Here’s my August column for the estimable @HollandSentinel which, for some reason, keeps publishing my stuff…
I’m not a historian, but I enjoy reading history.
Like a lot of people today, I’ve been thinking about vaccinations, and so I decided to read some history about them, to understand why we are where we are—with only a little more than 50 percent of the population in the U.S. fully vaccinated against the coronavirus, well behind other countries like Canada and the U.K.
Similarly, more than a year ago, I found that reading about the history of pandemics was helpful. John M. Barry’s The Great Influenza: The Story of the Deadliest Pandemic in History, a story about the 1918 influenza outbreak, provided some helpful insight into pandemics and how people have responded to them. (Hint: Some things never change.)
A few days ago, I learned that, when George Washington took command of the Continental Army in 1775, he discovered that the war was being waged on two fronts: one for independence from the British, and the other for survival against smallpox, a contagious, disfiguring, and often deadly disease. Curious, I decided to read further.
The earliest written description of a disease like smallpox appeared in China in the fourth century CE. But it wasn’t until the 1700s when serious attempts were made to inoculate people against the disease. An English physician, Edward Jenner, sometimes called “the father of immunology,” famously discovered that infecting people with the “cowpox” virus somehow conferred immunity to the smallpox virus. Not everyone rushed to receive these early—and sometimes deadly—inoculations.
Washington’s decision to vaccinate his troops—well before Jenner’s work was widely known—was a bold one and something of a gamble. But the gamble paid off: The scourge of smallpox held off long enough for Washington to defeat the British. (Not all of Washington’s military decisions, it should be noted, paid off quite as handsomely as this one.)
Vaccine development has continued slowly, though with remarkable speed in recent years. As recently as 1967, two million people worldwide were still dying each year from smallpox, but by 1979 that disease was largely eradicated, almost entirely because of a determined and costly effort to vaccinate the world’s population.
More than 20 years before Washington’s decision at Valley Forge, a clergyman named Jonathan Edwards (if you’ve heard of the sermon “Sinners in the Hands of an Angry God,” then you’re thinking about the person I have mind) became president of the College of New Jersey, which later became Princeton University.

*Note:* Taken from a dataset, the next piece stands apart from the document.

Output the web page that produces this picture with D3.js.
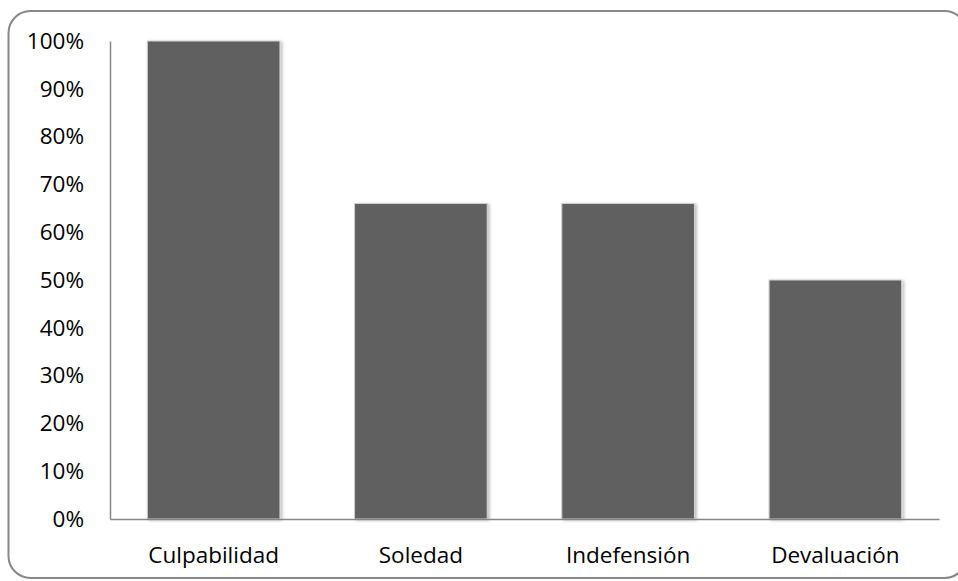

Edwards was one of the most important theologians of his era and, not incidentally, theologically conservative (consider that famous sermon title). But his interests ranged well beyond theology. He was deeply curious, for example, about the work of the English scientist Isaac Newton and embraced much of what was considered at the time to be “new science.” The breadth of his intellectual curiosity might put some pastors today to shame, though there doesn’t seem to be much shame today among pastors about the lack of intellectual curiosity.
When a wave of smallpox swept through Princeton, New Jersey, during the winter of 1757-58, Edwards famously sought out a vaccination and made his decision to be vaccinated public. The vaccination, administered by a reputable local doctor, seemed to go well, but then something went terribly wrong. Within 37 days of being vaccinated he was dead at the age of 54.
Edwards was never in the best of health, and other diseases may have contributed to his death. Edwards’ wife, who arrived in Princeton a month after Edwards’ death, contracted dysentery and died not long after. Edwards and his wife, Sarah Pierpont, are buried in Princeton Cemetery, a few blocks north of campus.
The story of Edwards’ unsuccessful vaccination has always been presented to me as an example of heroism and strong leadership. Edwards wanted to present himself as an example to his community by receiving the vaccination. Today, I suppose, some would regard Edwards a fool for receiving a vaccination that had not fared better in clinical trials. Like some of those who resist receiving the coronavirus vaccine today, he should have waited longer and demanded better data.
Or maybe not. I still believe that Edwards should be admired for his decision, just as those who have chosen to receive the coronavirus vaccination should be respected for their decisions. Great strides have obviously been made in immunology, but vaccinations were not then, and are not now, without risk. The risk from receiving the coronavirus vaccine, however, is vanishingly small. It has saved lives and could, if more of us received it, save even more.
Sometimes the decision to be vaccinated is a heroic one. It could even be considered a civic duty, a patriotic act, a willingness to sacrifice for the greater good.